Average women aren't immune to this, either. I've been 30 for nearly six months now, but even a couple years before that monumental birthday, people began weighing in on what turning 30 meant. After swooning over a perfectly peach-colored dress from Forever 21, my best girlfriend told me I would have looked really cute in it at Homecoming, a decade earlier. But that, at 28, it was "too young." At 29, during an epic road trip, a family member told me that "once you turn 30" you have to start being more responsible and settling down. And, on my 30th birthday, my precious grandmother told me she worried it was too late for me to have children. Shoot. Just last week, when I mentioned I needed to hit the salon for my annual summer bleached-blond treatment, my aunt and her well-meaning friend suggested maybe it was time to pick a more grown-up hair color. To summarize: In our culture, women going on 30 can't wear fun, flirty dresses or be the wild and carefree girl traveling the country, platinum locks getting all tangled up from the wind gushing through the window.

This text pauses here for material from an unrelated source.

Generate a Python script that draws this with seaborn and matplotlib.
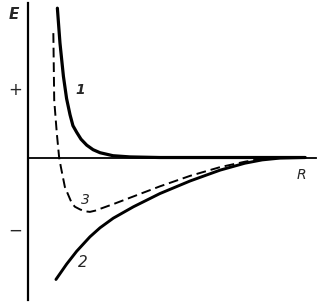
import matplotlib
matplotlib.use("Agg")
import matplotlib.pyplot as plt
import seaborn as sns
import pandas as pd

sns.set_style("white")
plt.rcParams['font.family'] = ['DejaVu Sans']

# Curve 1: repulsion (solid)
r1 = [1.02, 1.11, 1.23, 1.34, 1.46, 1.56, 1.69, 1.84, 2.04, 2.26, 2.50, 2.95, 3.54, 4.58, 9.62]
e1 = [4.97, 3.81, 2.70, 1.96, 1.42, 1.06, 0.84, 0.61, 0.41, 0.26, 0.16, 0.06, 0.02, 0.0, 0.0]
# Curve 2: attraction (solid)
r2 = [0.97, 1.34, 1.69, 2.15, 2.50, 2.96, 3.66, 4.58, 5.63, 6.67, 7.53, 8.13, 8.75, 9.62]
e2 = [-4.06, -3.55, -3.12, -2.64, -2.34, -2.02, -1.64, -1.20, -0.78, -0.42, -0.19, -0.08, -0.02, 0.0]
# Curve 3: resulting energy (dashed)
r3 = [0.88, 0.91, 1.00, 1.08, 1.14, 1.28, 1.52, 1.63, 1.81, 1.98, 2.15, 2.33, 2.50, 3.02, 3.54,
      4.58, 5.63, 6.67, 7.53, 8.06]
e3 = [4.14, 1.91, 0.81, 0.01, -0.31, -0.98, -1.52, -1.64, -1.73, -1.79, -1.81, -1.77, -1.71, -1.53, -1.34,
      -0.96, -0.61, -0.32, -0.14, -0.05]

curve_labels = ["1", "2", "3"]
axis_labels = ["E", "R"]
sign_labels = ["+", "\u2212"]

fig = plt.figure(figsize=(3.29, 3.03), dpi=100)
ax = fig.add_axes([0, 0, 1, 1])

df1 = pd.DataFrame({"R": r1, "E": e1})
df2 = pd.DataFrame({"R": r2, "E": e2})
df3 = pd.DataFrame({"R": r3, "E": e3})

sns.lineplot(data=df1, x="R", y="E", ax=ax, color="black", lw=2.3, sort=False, estimator=None)
sns.lineplot(data=df2, x="R", y="E", ax=ax, color="black", lw=2.1, sort=False, estimator=None)
sns.lineplot(data=df3, x="R", y="E", ax=ax, color="black", lw=1.4, sort=False, estimator=None,
             dashes=False, linestyle=(0, (5, 2.5)))

ax.set_xlim(-0.972, 10.45)
ax.set_ylim(-4.843, 5.243)
ax.set_xlabel("")
ax.set_ylabel("")
ax.set_xticks([])
ax.set_yticks([])
for s in ["top", "right"]:
    ax.spines[s].set_visible(False)
ax.spines["left"].set_position(("data", 0))
ax.spines["bottom"].set_position(("data", 0))
ax.spines["left"].set_bounds(-4.73, 5.15)
ax.spines["bottom"].set_bounds(0, 10.0)
ax.spines["left"].set_linewidth(1.6)
ax.spines["bottom"].set_linewidth(1.3)
ax.spines["left"].set_color("black")
ax.spines["bottom"].set_color("black")

ax.text(-0.5, 4.75, axis_labels[0], fontsize=11, fontstyle="italic", fontweight="bold", ha="center", va="center")
ax.text(9.48, -0.59, axis_labels[1], fontsize=10, fontstyle="italic", ha="center", va="center")
ax.text(-0.45, 2.25, sign_labels[0], fontsize=12, ha="center", va="center")
ax.text(-0.45, -2.42, sign_labels[1], fontsize=12, ha="center", va="center")
ax.text(1.82, 2.25, curve_labels[0], fontsize=10, fontstyle="italic", fontweight="bold", ha="center", va="center")
ax.text(1.92, -3.49, curve_labels[1], fontsize=11, fontstyle="italic", ha="center", va="center")
ax.text(1.98, -1.42, curve_labels[2], fontsize=10, fontstyle="italic", ha="center", va="center")

fig.savefig("out.png", dpi=100)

According to Hollywood, 30 looks nothing like my life. At 30, I should be the cute, fit wife of a slacker husband. I should have a sassy grade-schooler, a rambunctious toddler and a bun in the oven. Or, I should be the uber-bitchy workaholic who suddenly realized she squandered her life away working and now is single, alone and miserable. Somewhere in your 30s, according to Hollywood, you start losing sexiness. You start becoming the desperate best friend, neglected wife or miserly sister pushing the same age propaganda on your younger sister. And by 40? You're eccentric aunts, mothers of the leads in romantic comedies or, on the off chance someone still finds you hot, you're an even more desperately old and lonely spinster who has no intention of falling in love. If you're cast in a rom-com in your 40s, it's almost always the story of a woman who long since "gave up" on love who stumbles upon a widower or divorced man, full of flaws but seemingly the last hope for said spinster. A decade later, you're Jack Nicholas' bitter ex-wife or Ryan Reynolds' insane boss.
I doubt this skit is going to change what my aunt thinks of my hair or my best friend's eye roll when I wander into Forever 21, but I love the middle finger it thrusts purposefully in everyone's faces.